0

I've looked at this similar question, but its not working.

Externally, in Filter.h I have

struct test{
    unsigned char arr[3][8192][8192];
}

I have one of these structs initialized, and my code works properly if I use:

initialized_test_struct -> arr[2][54][343]

However, I want to cache a pointer to this array:

unsigned char (*new_ptr)[8192][8192] = &(initialized_test_struct -> arr)
assert initialized_test_struct -> arr[2][54][343] == new_ptr[2][54][343]

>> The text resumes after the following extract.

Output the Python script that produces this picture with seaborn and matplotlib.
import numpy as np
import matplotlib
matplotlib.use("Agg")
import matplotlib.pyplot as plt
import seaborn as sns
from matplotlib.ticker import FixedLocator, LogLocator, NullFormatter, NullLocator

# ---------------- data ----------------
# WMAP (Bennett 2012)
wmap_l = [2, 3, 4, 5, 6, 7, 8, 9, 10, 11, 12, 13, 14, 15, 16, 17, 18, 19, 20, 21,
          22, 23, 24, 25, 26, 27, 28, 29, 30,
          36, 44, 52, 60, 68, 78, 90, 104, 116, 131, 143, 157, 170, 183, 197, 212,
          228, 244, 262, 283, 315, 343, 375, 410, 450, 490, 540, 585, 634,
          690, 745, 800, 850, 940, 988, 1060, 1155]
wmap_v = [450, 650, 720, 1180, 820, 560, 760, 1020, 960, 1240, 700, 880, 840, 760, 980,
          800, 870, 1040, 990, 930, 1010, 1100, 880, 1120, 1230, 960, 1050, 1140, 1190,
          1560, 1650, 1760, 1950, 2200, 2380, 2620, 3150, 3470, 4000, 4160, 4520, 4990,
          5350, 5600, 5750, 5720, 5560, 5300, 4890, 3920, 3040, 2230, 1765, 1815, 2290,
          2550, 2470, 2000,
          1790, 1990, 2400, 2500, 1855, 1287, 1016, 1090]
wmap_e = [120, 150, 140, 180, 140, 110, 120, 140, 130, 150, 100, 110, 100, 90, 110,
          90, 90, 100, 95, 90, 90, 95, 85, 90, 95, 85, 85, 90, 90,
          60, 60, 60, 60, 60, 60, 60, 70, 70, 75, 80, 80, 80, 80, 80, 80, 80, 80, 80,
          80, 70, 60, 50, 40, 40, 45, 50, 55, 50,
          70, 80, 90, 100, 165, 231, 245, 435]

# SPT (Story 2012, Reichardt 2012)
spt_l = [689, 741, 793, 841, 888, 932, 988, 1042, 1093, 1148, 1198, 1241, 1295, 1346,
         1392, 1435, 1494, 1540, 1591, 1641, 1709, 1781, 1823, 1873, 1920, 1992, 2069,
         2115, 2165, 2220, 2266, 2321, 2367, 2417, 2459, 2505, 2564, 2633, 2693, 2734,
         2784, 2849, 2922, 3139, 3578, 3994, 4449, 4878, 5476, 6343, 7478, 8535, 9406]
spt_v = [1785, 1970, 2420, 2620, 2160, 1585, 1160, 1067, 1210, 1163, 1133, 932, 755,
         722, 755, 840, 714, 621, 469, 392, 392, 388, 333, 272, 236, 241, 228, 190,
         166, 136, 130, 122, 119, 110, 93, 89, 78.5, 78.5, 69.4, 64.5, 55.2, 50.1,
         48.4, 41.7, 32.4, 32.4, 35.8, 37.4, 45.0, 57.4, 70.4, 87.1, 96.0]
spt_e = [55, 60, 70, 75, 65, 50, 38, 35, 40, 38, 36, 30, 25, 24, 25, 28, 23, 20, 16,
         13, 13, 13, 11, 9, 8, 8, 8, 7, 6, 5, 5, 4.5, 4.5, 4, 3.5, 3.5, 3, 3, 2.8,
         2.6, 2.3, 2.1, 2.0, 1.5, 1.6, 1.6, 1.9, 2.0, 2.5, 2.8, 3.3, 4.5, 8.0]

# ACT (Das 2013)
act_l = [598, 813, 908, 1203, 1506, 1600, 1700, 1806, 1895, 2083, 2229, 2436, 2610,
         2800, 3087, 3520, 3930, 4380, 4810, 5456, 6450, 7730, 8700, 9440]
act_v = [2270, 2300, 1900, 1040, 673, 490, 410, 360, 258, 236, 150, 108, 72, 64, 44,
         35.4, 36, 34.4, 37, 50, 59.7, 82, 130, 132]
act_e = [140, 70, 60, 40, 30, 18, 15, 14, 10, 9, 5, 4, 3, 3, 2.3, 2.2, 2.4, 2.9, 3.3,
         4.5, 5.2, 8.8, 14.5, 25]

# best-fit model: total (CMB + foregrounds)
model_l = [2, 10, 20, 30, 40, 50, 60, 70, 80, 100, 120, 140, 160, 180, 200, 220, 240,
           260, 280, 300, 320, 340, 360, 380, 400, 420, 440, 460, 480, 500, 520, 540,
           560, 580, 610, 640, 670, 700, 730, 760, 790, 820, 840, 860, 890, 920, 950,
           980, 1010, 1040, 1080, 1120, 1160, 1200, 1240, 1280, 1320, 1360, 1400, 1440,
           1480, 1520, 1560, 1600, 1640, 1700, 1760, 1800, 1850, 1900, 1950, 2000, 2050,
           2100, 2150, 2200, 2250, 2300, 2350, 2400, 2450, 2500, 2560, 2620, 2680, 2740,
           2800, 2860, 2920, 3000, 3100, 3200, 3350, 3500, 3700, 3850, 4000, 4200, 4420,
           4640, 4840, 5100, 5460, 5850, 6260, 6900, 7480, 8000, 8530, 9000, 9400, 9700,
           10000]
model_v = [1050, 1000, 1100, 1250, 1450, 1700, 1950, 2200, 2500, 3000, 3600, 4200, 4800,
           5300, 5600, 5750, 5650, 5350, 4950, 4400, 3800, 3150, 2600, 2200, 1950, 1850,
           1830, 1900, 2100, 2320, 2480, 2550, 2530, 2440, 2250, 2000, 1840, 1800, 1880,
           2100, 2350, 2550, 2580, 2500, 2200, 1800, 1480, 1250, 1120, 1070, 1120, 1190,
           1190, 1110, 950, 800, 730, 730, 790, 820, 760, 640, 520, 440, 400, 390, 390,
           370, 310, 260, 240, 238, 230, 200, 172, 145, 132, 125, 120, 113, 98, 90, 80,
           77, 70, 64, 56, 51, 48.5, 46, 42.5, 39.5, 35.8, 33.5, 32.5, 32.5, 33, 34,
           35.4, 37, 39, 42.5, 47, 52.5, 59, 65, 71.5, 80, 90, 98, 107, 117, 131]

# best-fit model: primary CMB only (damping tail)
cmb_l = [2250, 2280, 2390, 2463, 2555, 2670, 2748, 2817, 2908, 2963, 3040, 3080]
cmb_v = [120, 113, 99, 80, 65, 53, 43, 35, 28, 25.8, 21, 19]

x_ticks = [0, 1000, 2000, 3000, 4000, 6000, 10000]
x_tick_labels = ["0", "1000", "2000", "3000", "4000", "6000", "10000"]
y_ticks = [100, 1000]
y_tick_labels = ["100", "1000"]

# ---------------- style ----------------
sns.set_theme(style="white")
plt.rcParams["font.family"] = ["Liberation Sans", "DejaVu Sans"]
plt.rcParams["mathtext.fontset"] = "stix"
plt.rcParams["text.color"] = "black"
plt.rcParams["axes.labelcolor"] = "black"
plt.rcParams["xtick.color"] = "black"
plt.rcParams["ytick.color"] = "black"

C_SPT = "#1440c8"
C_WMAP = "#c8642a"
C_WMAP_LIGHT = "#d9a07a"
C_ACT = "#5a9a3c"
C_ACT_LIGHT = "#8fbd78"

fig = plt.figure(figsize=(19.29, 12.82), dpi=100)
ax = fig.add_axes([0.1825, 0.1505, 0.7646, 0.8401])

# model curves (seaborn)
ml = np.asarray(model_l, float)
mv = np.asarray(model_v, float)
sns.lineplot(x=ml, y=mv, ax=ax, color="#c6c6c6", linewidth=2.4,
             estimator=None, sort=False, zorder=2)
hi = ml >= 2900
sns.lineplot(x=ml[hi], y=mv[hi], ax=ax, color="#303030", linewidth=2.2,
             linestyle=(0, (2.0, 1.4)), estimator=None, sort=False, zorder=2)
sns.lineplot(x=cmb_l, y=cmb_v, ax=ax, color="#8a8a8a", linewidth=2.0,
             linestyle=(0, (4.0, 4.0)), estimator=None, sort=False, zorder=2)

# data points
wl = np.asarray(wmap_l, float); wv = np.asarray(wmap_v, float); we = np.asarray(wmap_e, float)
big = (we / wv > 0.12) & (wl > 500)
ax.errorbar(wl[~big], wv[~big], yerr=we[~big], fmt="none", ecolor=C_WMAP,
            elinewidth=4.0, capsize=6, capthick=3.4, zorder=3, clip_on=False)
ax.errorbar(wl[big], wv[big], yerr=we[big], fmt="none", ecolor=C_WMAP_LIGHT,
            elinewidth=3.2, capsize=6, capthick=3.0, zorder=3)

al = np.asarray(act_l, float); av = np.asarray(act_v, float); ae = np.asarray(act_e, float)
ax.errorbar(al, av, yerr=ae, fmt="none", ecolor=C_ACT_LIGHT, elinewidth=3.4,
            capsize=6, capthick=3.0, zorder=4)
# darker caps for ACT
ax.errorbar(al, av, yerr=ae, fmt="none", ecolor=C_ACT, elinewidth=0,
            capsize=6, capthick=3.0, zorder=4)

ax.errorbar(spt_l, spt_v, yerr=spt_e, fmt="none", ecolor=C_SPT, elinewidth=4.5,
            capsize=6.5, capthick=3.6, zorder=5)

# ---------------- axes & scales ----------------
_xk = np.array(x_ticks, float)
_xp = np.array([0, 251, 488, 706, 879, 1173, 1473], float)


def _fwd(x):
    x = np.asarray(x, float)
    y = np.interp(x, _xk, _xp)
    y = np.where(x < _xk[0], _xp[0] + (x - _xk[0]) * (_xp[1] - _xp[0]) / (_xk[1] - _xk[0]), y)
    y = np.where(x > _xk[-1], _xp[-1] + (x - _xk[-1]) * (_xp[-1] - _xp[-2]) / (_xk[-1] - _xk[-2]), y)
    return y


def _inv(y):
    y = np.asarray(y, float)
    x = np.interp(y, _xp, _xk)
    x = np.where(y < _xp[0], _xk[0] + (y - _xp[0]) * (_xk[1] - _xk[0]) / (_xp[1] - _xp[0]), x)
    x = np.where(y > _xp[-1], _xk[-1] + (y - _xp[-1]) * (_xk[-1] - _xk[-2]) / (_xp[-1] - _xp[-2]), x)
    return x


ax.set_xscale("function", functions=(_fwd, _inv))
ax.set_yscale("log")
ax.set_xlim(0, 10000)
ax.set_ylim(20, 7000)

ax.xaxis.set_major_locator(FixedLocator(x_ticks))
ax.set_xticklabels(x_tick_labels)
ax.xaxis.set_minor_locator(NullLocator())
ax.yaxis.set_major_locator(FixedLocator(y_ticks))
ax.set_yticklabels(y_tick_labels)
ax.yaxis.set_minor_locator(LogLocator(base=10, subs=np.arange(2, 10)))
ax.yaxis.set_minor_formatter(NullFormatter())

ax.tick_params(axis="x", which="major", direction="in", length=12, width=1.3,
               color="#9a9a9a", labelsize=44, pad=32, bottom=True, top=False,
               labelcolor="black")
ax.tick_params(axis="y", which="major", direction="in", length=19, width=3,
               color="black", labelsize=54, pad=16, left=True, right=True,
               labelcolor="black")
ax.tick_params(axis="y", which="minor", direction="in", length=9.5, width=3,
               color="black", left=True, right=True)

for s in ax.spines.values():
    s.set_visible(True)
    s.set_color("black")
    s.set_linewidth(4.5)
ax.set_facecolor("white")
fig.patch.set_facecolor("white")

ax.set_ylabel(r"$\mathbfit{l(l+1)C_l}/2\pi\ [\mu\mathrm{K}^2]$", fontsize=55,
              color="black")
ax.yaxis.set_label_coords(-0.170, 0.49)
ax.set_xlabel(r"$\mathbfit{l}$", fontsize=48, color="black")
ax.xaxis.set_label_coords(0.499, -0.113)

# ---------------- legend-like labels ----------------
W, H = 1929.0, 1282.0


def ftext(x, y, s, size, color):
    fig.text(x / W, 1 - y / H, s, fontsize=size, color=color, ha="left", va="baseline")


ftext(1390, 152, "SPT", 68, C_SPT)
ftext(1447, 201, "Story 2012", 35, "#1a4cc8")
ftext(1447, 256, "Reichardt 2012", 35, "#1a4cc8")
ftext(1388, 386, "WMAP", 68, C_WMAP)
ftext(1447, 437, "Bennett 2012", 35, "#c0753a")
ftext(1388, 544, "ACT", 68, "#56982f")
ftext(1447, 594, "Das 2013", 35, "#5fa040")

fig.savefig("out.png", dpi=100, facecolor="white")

But when I try this, I get:

cannot convert ‘unsigned char ()[3][8192][8192]’ to ‘unsigned char ()[8192][8192]’ in initialization

When I try:

unsigned char (*colors)[3][8192][8192] = &(input -> color);

I get the wrong data type (when being used):

error: invalid operands of types ‘unsigned char [8192]’ and ‘char’ to binary ‘operator*’

How can I pull this off?

Community
  • 1
  • 1
Nathan Bellowe
  • 4,662
  • 3
  • 15
  • 16
  • You should try the typedef approach proposed at the link you posted. – Antonio Mar 27 '15 at 23:33
  • You should try the `typedef` approach proposed at the link you posted. `typedef unsigned char array_of_8192x8192_uchar_t[8192][8192]];` – Antonio Mar 27 '15 at 23:38

3 Answers3

1
unsigned char (*new_ptr)[8192][8192] = &(initialized_test_struct -> arr);

should be

unsigned char new_ptr[3][8192][8192] = initialized_test_struct -> arr;

But this is really bad C++, this is better if you use C++11:

auto new_ptr = initialized_test_struct -> arr;

And I don't know about the specifics of your problem, but a class like a std::vector could give you better usability and be easier to deal with.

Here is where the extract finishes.